■ **Problem to work on**: In the lines below, output everything from the first line through the line containing "import * as" exactly as it is. Pictures are not part of the output.
Stored records start
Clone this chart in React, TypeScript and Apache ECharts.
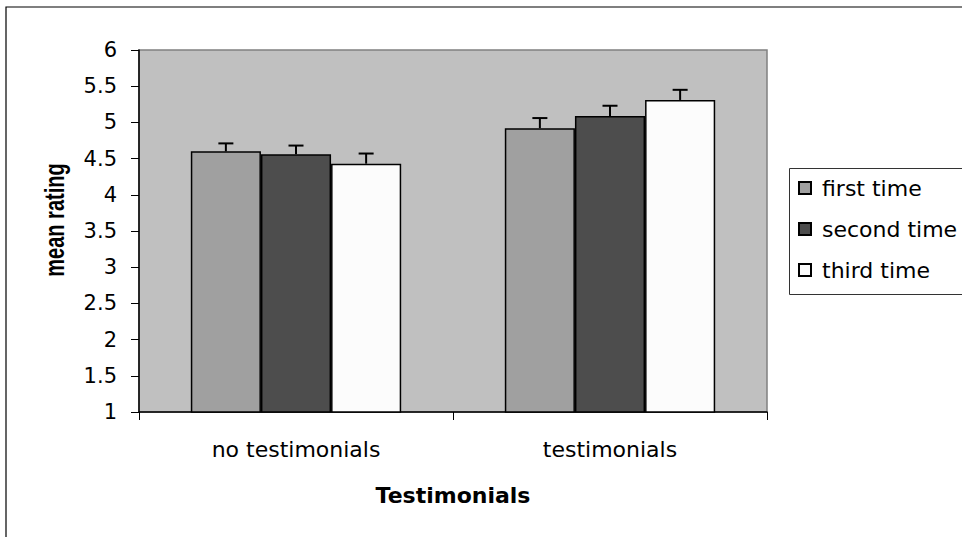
import React, { useEffect, useRef } from "react";
import * as echarts from "echarts";

const categories = ["no testimonials", "testimonials"];
const seriesNames = ["first time", "second time", "third time"];
const firstTime = [4.6, 4.92];
const secondTime = [4.56, 5.09];
const thirdTime = [4.43, 5.31];
const firstErr = [0.11, 0.14];
const secondErr = [0.12, 0.14];
const thirdErr = [0.14, 0.14];
const yTicks = { min: 1, max: 6, interval: 0.5 };

const colors = ["#A0A0A0", "#4D4D4D", "#FCFCFC"];
const CAT_GAP = 0.33;

export default function App() {
  const ref = useRef<HTMLDivElement>(null);
  useEffect(() => {
    if (!ref.current) return;
    const chart = echarts.init(ref.current, null, { renderer: "svg" });
    const values = [firstTime, secondTime, thirdTime];
    const errs = [firstErr, secondErr, thirdErr];
    const errData: number[][] = [];
    values.forEach((arr, s) =>
      arr.forEach((v, c) => errData.push([c, s, v, errs[s][c]]))
    );
    const n = seriesNames.length;
    const font = "DejaVu Sans";
    chart.setOption({
      animation: false,
      backgroundColor: "#FFFFFF",
      textStyle: { fontFamily: font },
      grid: {
        left: 139,
        right: 195,
        top: 50,
        bottom: 125,
        show: true,
        backgroundColor: "#C0C0C0",
        borderColor: "#808080",
        borderWidth: 1.5,
      },
      legend: {
        data: seriesNames,
        orient: "vertical",
        left: 789,
        top: 168,
        padding: [9, 0, 13, 9],
        itemGap: 19,
        itemWidth: 12,
        itemHeight: 12,
        icon: "rect",
        textStyle: {
          fontFamily: font,
          fontSize: 22,
          color: "#000",
          padding: [0, 0, 0, 6],
        },
      },
      xAxis: {
        type: "category",
        data: categories,
        name: "Testimonials",
        nameLocation: "middle",
        nameGap: 72,
        nameTextStyle: {
          fontFamily: font,
          fontWeight: "bold",
          fontSize: 22,
          color: "#000",
        },
        axisLine: { lineStyle: { color: "#000", width: 1.5 } },
        axisTick: { show: true, length: 8, lineStyle: { color: "#000", width: 1 } },
        axisLabel: { fontFamily: font, fontSize: 22, color: "#000", margin: 26 },
        splitLine: { show: false },
      },
      yAxis: {
        type: "value",
        min: yTicks.min,
        max: yTicks.max,
        interval: yTicks.interval,
        axisLine: { show: true, lineStyle: { color: "#000", width: 1.5 } },
        axisTick: { show: true, length: 8, lineStyle: { color: "#000", width: 1 } },
        axisLabel: { fontFamily: font, fontSize: 21, color: "#000", margin: 22 },
        splitLine: { show: false },
      },
      graphic: [
        {
          type: "rect",
          silent: true,
          z: -1,
          shape: { x: 6, y: 7, width: 1000, height: 600 },
          style: { fill: "none", stroke: "#000", lineWidth: 1.2 },
        },
        {
          type: "rect",
          silent: true,
          z: 0,
          shape: { x: 789.5, y: 168.5, width: 220, height: 126 },
          style: { fill: "#FFFFFF", stroke: "#333333", lineWidth: 1 },
        },
        {
          type: "text",
          x: 54,
          y: 220,
          rotation: Math.PI / 2,
          scaleY: 1.4,
          style: {
            text: "mean rating",
            fontFamily: "Liberation Sans",
            fontWeight: "bold",
            fontSize: 20,
            fill: "#000",
            align: "center",
            verticalAlign: "middle",
          },
        },
      ],
      series: [
        ...seriesNames.map((name, i) => ({
          name,
          type: "bar",
          data: values[i],
          barGap: "0%",
          barCategoryGap: CAT_GAP * 100 + "%",
          itemStyle: { color: colors[i], borderColor: "#000", borderWidth: 1.5 },
        })),
        {
          name: "error",
          type: "custom",
          data: errData,
          encode: { x: 0, y: 2 },
          z: 5,
          renderItem: (params: any, api: any) => {
            const c = api.value(0);
            const s = api.value(1);
            const v = api.value(2);
            const e = api.value(3);
            const base = api.coord([c, v]);
            const top = api.coord([c, v + e]);
            const band = api.size([1, 0])[0];
            const bw = (band * (1 - CAT_GAP)) / n;
            const x = base[0] + (s - (n - 1) / 2) * bw;
            const style = { stroke: "#000", lineWidth: 2 };
            return {
              type: "group",
              children: [
                { type: "line", shape: { x1: x, y1: base[1], x2: x, y2: top[1] }, style },
                { type: "line", shape: { x1: x - 7.5, y1: top[1], x2: x + 7.5, y2: top[1] }, style },
              ],
            };
          },
        },
      ],
    });
    return () => chart.dispose();
  }, []);
  return (
    <div
      ref={ref}
      style={{ position: "fixed", left: 0, top: 0, width: 962, height: 537 }}
    />
  );
}
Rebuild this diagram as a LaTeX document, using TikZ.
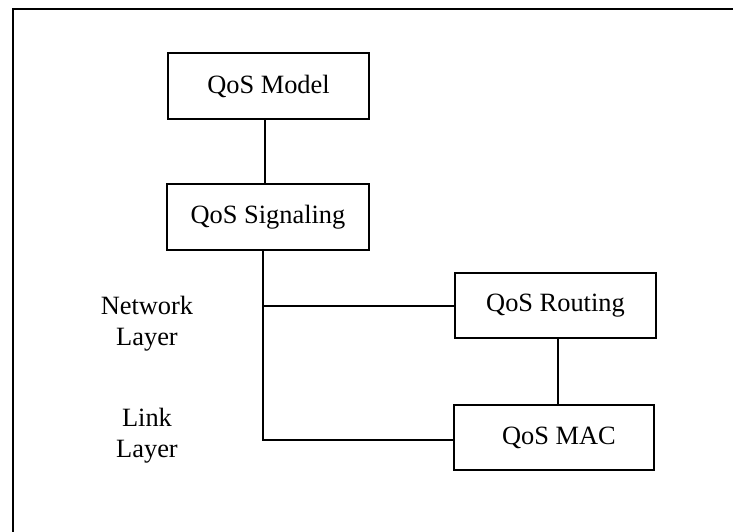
\documentclass[tikz,border=0pt]{standalone}
\usepackage{fontspec}
\setmainfont{Liberation Serif}
\begin{document}
\begin{tikzpicture}[x=1bp,y=-1bp,
  qbox/.style={draw,line width=1.8bp,minimum width=201bp,minimum height=66bp,inner sep=0pt,
    font=\fontsize{26.5}{30}\selectfont},
  lab/.style={align=center,font=\fontsize{26.5}{31}\selectfont,inner sep=0pt},
  conn/.style={line width=1.8bp}]
\useasboundingbox (0,0) rectangle (733,532);
% frame
\coordinate (ftr) at (733,9);
\coordinate (ftl) at (13,9);
\coordinate (fbl) at (13,532);
\draw[line width=2.6bp] (ftr) -- (ftl) -- (fbl);
% boxes
\node[qbox] (model) at (268.5,86) {QoS Model};
\node[qbox,minimum width=202bp] (sig) at (268,217) {QoS Signaling};
\node[qbox,minimum height=65bp] (rout) at (555.5,305.5) {QoS Routing};
\node[qbox,minimum width=200bp,minimum height=65bp] (mac) at (554,437.5) {\hspace*{10bp}QoS MAC};
% labels
\node[lab] (net) at (147,324) {Network\\Layer};
\node[lab] (link) at (147,436) {Link\\Layer};
% connectors
\coordinate (xa) at (265,0);
\coordinate (xb) at (263,0);
\coordinate (xc) at (558,0);
\coordinate (yr) at (0,306);
\coordinate (ym) at (0,440);
\draw[conn] (model.south -| xa) -- (sig.north -| xa);
\draw[conn] (sig.south -| xb) -- (xb |- ym) -- (mac.west |- ym);
\draw[conn] (xb |- yr) -- (rout.west |- yr);
\draw[conn] (rout.south -| xc) -- (mac.north -| xc);
\end{tikzpicture}
\end{document}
Stored records end
■ **Worked answer**:
Clone this chart in React, TypeScript and Apache ECharts.
import React, { useEffect, useRef } from "react";
import * as echarts from "echarts";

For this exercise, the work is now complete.